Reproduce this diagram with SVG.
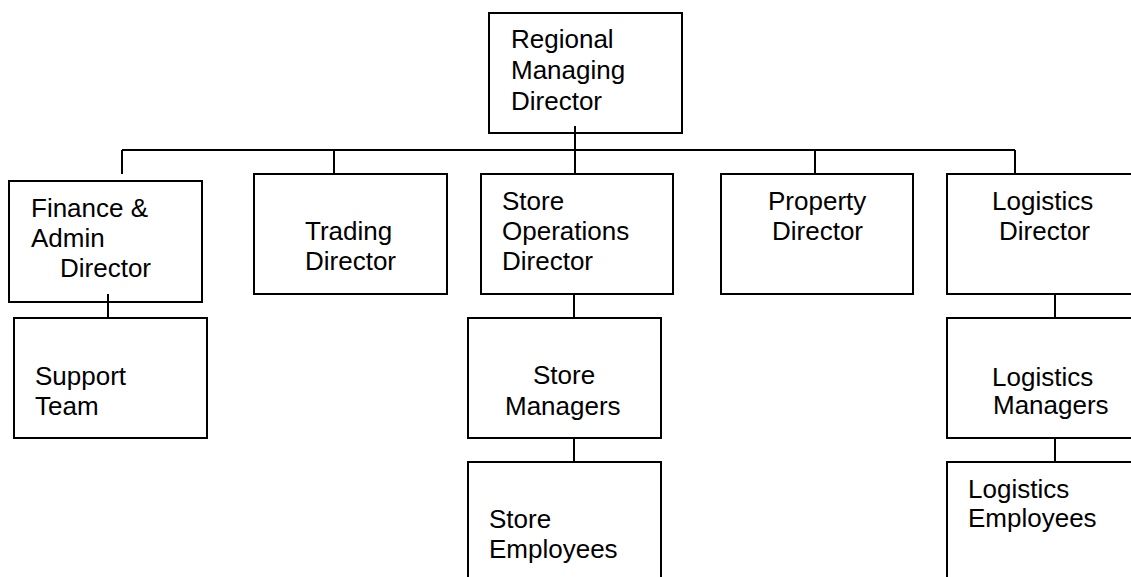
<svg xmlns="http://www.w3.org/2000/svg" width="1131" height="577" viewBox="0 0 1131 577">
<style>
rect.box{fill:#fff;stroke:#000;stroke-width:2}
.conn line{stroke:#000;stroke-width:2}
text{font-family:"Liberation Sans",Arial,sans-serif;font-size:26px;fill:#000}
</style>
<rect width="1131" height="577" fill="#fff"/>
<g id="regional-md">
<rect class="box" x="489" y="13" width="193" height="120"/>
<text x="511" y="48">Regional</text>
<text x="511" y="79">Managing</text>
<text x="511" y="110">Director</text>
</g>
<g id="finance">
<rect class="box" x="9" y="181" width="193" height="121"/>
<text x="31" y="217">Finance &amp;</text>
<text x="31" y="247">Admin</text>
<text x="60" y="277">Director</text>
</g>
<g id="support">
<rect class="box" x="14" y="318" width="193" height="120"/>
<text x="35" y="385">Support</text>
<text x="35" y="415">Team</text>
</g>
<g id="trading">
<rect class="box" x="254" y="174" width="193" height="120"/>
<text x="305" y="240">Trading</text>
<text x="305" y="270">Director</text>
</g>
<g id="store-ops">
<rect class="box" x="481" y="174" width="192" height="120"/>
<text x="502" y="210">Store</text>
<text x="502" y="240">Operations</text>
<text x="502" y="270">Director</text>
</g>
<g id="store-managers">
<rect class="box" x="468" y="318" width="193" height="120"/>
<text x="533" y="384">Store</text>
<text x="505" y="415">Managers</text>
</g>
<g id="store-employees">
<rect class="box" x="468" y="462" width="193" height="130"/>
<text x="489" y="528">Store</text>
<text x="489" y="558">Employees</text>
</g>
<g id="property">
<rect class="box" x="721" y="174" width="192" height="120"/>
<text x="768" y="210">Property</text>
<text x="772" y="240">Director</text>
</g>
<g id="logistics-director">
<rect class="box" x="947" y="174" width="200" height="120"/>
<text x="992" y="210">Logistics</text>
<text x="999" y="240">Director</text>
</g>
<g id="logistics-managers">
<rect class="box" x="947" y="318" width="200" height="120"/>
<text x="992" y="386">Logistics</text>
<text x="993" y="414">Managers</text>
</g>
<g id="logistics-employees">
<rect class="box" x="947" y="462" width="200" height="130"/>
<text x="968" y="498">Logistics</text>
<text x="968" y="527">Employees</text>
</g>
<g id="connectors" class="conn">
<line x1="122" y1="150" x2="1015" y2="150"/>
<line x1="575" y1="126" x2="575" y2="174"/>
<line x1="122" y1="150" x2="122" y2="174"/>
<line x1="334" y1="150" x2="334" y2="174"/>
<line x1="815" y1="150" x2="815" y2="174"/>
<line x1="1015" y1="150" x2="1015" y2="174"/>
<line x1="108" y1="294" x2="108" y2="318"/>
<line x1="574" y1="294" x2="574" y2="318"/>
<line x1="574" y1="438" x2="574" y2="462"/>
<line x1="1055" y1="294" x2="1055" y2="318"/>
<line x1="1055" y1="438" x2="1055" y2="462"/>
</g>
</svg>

» Written instruction
In the copy, include no pictures; restate the listing above exactly.

» Exercise answer
Reproduce this diagram with SVG.
<svg xmlns="http://www.w3.org/2000/svg" width="1131" height="577" viewBox="0 0 1131 577">
<style>
rect.box{fill:#fff;stroke:#000;stroke-width:2}
.conn line{stroke:#000;stroke-width:2}
text{font-family:"Liberation Sans",Arial,sans-serif;font-size:26px;fill:#000}
</style>
<rect width="1131" height="577" fill="#fff"/>
<g id="regional-md">
<rect class="box" x="489" y="13" width="193" height="120"/>
<text x="511" y="48">Regional</text>
<text x="511" y="79">Managing</text>
<text x="511" y="110">Director</text>
</g>
<g id="finance">
<rect class="box" x="9" y="181" width="193" height="121"/>
<text x="31" y="217">Finance &amp;</text>
<text x="31" y="247">Admin</text>
<text x="60" y="277">Director</text>
</g>
<g id="support">
<rect class="box" x="14" y="318" width="193" height="120"/>
<text x="35" y="385">Support</text>
<text x="35" y="415">Team</text>
</g>
<g id="trading">
<rect class="box" x="254" y="174" width="193" height="120"/>
<text x="305" y="240">Trading</text>
<text x="305" y="270">Director</text>
</g>
<g id="store-ops">
<rect class="box" x="481" y="174" width="192" height="120"/>
<text x="502" y="210">Store</text>
<text x="502" y="240">Operations</text>
<text x="502" y="270">Director</text>
</g>
<g id="store-managers">
<rect class="box" x="468" y="318" width="193" height="120"/>
<text x="533" y="384">Store</text>
<text x="505" y="415">Managers</text>
</g>
<g id="store-employees">
<rect class="box" x="468" y="462" width="193" height="130"/>
<text x="489" y="528">Store</text>
<text x="489" y="558">Employees</text>
</g>
<g id="property">
<rect class="box" x="721" y="174" width="192" height="120"/>
<text x="768" y="210">Property</text>
<text x="772" y="240">Director</text>
</g>
<g id="logistics-director">
<rect class="box" x="947" y="174" width="200" height="120"/>
<text x="992" y="210">Logistics</text>
<text x="999" y="240">Director</text>
</g>
<g id="logistics-managers">
<rect class="box" x="947" y="318" width="200" height="120"/>
<text x="992" y="386">Logistics</text>
<text x="993" y="414">Managers</text>
</g>
<g id="logistics-employees">
<rect class="box" x="947" y="462" width="200" height="130"/>
<text x="968" y="498">Logistics</text>
<text x="968" y="527">Employees</text>
</g>
<g id="connectors" class="conn">
<line x1="122" y1="150" x2="1015" y2="150"/>
<line x1="575" y1="126" x2="575" y2="174"/>
<line x1="122" y1="150" x2="122" y2="174"/>
<line x1="334" y1="150" x2="334" y2="174"/>
<line x1="815" y1="150" x2="815" y2="174"/>
<line x1="1015" y1="150" x2="1015" y2="174"/>
<line x1="108" y1="294" x2="108" y2="318"/>
<line x1="574" y1="294" x2="574" y2="318"/>
<line x1="574" y1="438" x2="574" y2="462"/>
<line x1="1055" y1="294" x2="1055" y2="318"/>
<line x1="1055" y1="438" x2="1055" y2="462"/>
</g>
</svg>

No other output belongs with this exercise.